The University of Chicago Press is wholly owned by the university

| March 14, 2016

The University of Chicago Press is wholly owned by the university. It performs the bulk of its work for other university departments, which pay as though the press were an outside business enterprise. The press also publishes and maintains a stock of books for general sale. The press uses normal costing to cost each job. Its job-costing system has two direct-cost categories (direct materials and direct manufacturing labor) and one indirect- cost pool (manufacturing overhead, allocated on the basis of direct manufacturing labor costs). The following data (in thousands) pertain to 2014:

Direct materials and supplies purchased on credit $800

Direct materials used 710

Indirect materials issued to various production departments 100

Direct manufacturing labor 1,300

Indirect manufacturing labor incurred by various production departments 900

Depreciation on building and manufacturing equipment 400

Miscellaneous manufacturing overhead* incurred by various production departments (ordinarily would be detailed as repairs, photocopying, utilities, etc.) 550

Manufacturing overhead allocated at 160% of direct manufacturing labor costs ?

Cost of goods manufactured 4,120

Revenues 8,000

Cost of goods sold (before adjustment for under- or overallocated manufacturing overhead) 4,020

Inventories, December 31, 2013 (not 2014):

Materials Control 100

Work- in- Process Control 60

Finished Goods Control 500

1. Prepare an overview diagram of the job-costing system at the University of Chicago Press.

2. Prepare journal entries to summarize the 2014 transactions.
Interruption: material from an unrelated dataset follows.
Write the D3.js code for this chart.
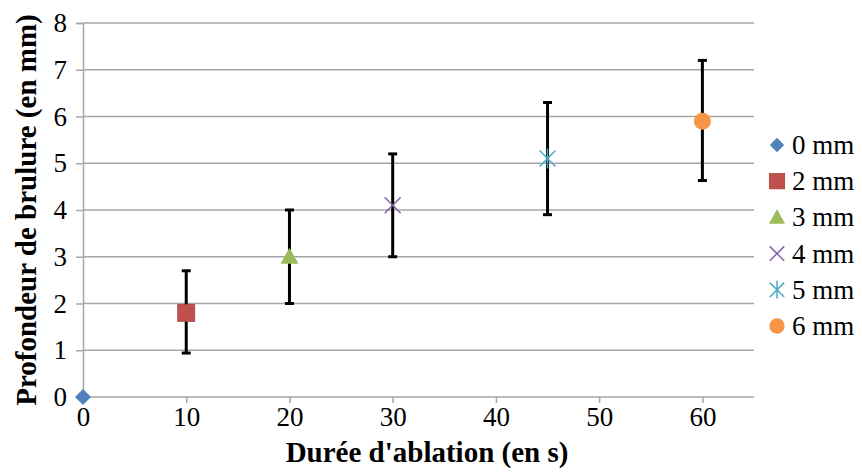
<!DOCTYPE html>
<html><head><meta charset="utf-8">
<script src="https://cdn.jsdelivr.net/npm/d3@7"></script>
<style>body{margin:0;background:#fff}svg{display:block}</style>
</head><body>
<script>
const series = ["0 mm","2 mm","3 mm","4 mm","5 mm","6 mm"];
const durations = [0,10,20,30,45,60];
const depths = [0,1.8,3.0,4.1,5.1,5.9];
const errLow = [null,0.94,2.0,3.0,3.9,4.63];
const errHigh = [null,2.7,4.0,5.2,6.3,7.2];
const xTicks = [0,10,20,30,40,50,60];
const yTicks = [0,1,2,3,4,5,6,7,8];
const colors = ["#4F81BD","#C0504D","#9BBB59","#8064A2","#4BACC6","#F79646"];
const shapes = ["diamond","square","triangle","x","star","circle"];

const W=862,H=472;
const svg=d3.select("body").append("svg").attr("width",W).attr("height",H);
const x=d3.scaleLinear().domain([0,65]).range([83,754]);
const y=d3.scaleLinear().domain([0,8]).range([397,23]);
const font="'Liberation Serif','Times New Roman',serif";
const grid="#a6a6a6";

// y axis + ticks
const yAxis=d3.axisLeft(y).tickValues(yTicks).tickSize(7).tickPadding(9).tickFormat(d3.format("d"));
const gy=svg.append("g").attr("transform","translate(83,0)").call(yAxis);
gy.select(".domain").attr("stroke",grid).attr("stroke-width",1.5);
gy.selectAll(".tick line").attr("stroke",grid).attr("stroke-width",1.5);
gy.selectAll(".tick text").attr("font-family",font).attr("font-size",27).attr("fill","#000");
// gridlines
svg.append("g").selectAll("line").data(yTicks.filter(d=>d>0)).join("line")
  .attr("x1",83).attr("x2",754).attr("y1",d=>y(d)).attr("y2",d=>y(d))
  .attr("stroke",grid).attr("stroke-width",1.5);

const xAxis=d3.axisBottom(x).tickValues(xTicks).tickSize(6).tickPadding(4).tickFormat(d3.format("d"));
const gx=svg.append("g").attr("transform","translate(0,397)").call(xAxis);
gx.select(".domain").attr("stroke",grid).attr("stroke-width",1.5).attr("d","M83,0H754");
gx.selectAll(".tick line").attr("stroke",grid).attr("stroke-width",1.5);
gx.selectAll(".tick text").attr("font-family",font).attr("font-size",27).attr("fill","#000");

// titles
svg.append("text").attr("x",427).attr("y",462).attr("text-anchor","middle")
  .attr("font-family",font).attr("font-weight","bold").attr("font-size",29).text("Durée d'ablation (en s)");
svg.append("text").attr("transform","translate(36,210) rotate(-90)").attr("text-anchor","middle")
  .attr("font-family",font).attr("font-weight","bold").attr("font-size",29).text("Profondeur de brulure (en mm)");

// error bars
const eb=svg.append("g");
durations.forEach((d,i)=>{
  if(errLow[i]==null) return;
  const cx=x(d);
  eb.append("line").attr("x1",cx).attr("x2",cx).attr("y1",y(errLow[i])).attr("y2",y(errHigh[i])).attr("stroke","#000").attr("stroke-width",3);
  [errLow[i],errHigh[i]].forEach(v=>eb.append("line").attr("x1",cx-4.5).attr("x2",cx+4.5).attr("y1",y(v)).attr("y2",y(v)).attr("stroke","#000").attr("stroke-width",3));
});

function marker(g,shape,color,cx,cy,s){
  s=s||1;
  if(shape==="diamond") g.append("path").attr("d",`M${cx},${cy-8*s}L${cx+8*s},${cy}L${cx},${cy+8*s}L${cx-8*s},${cy}Z`).attr("fill",color);
  else if(shape==="square") g.append("rect").attr("x",cx-8.5*s).attr("y",cy-8.5*s).attr("width",17*s).attr("height",17*s).attr("fill",color).attr("stroke","#a8403d").attr("stroke-width",0.8);
  else if(shape==="triangle") g.append("path").attr("d",`M${cx},${cy-9*s}L${cx+9*s},${cy+7*s}L${cx-9*s},${cy+7*s}Z`).attr("fill",color);
  else if(shape==="x") g.append("path").attr("d",`M${cx-8*s},${cy-8*s}L${cx+8*s},${cy+8*s}M${cx+8*s},${cy-8*s}L${cx-8*s},${cy+8*s}`).attr("stroke",color).attr("stroke-width",1.5).attr("fill","none");
  else if(shape==="star") g.append("path").attr("d",`M${cx-8*s},${cy-8*s}L${cx+8*s},${cy+8*s}M${cx+8*s},${cy-8*s}L${cx-8*s},${cy+8*s}M${cx},${cy-10*s}L${cx},${cy+10*s}`).attr("stroke",color).attr("stroke-width",1.5).attr("fill","none");
  else if(shape==="circle") g.append("circle").attr("cx",cx).attr("cy",cy).attr("r",8.5*s).attr("fill",color);
}
const pts=svg.append("g");
durations.forEach((d,i)=>marker(pts,shapes[i],colors[i],x(d),y(depths[i])));

// legend
const lg=svg.append("g");
series.forEach((s,i)=>{
  const ly=145+i*36.2;
  marker(lg,shapes[i],colors[i],777,ly,0.9);
  lg.append("text").attr("x",792).attr("y",ly+9).attr("font-family",font).attr("font-size",27).text(s);
});
</script>
</body></html>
As your final entry, dispose of the year-end under- or overallocated manufacturing overhead as a writeoff to Cost of Goods Sold. Number your entries. Explanations for each entry may be omitted.

3. Show posted T-accounts for all inventories, Cost of Goods Sold, Manufacturing Overhead Control, and Manufacturing Overhead Allocated.

4. How did the University of Chicago Press perform in 2014?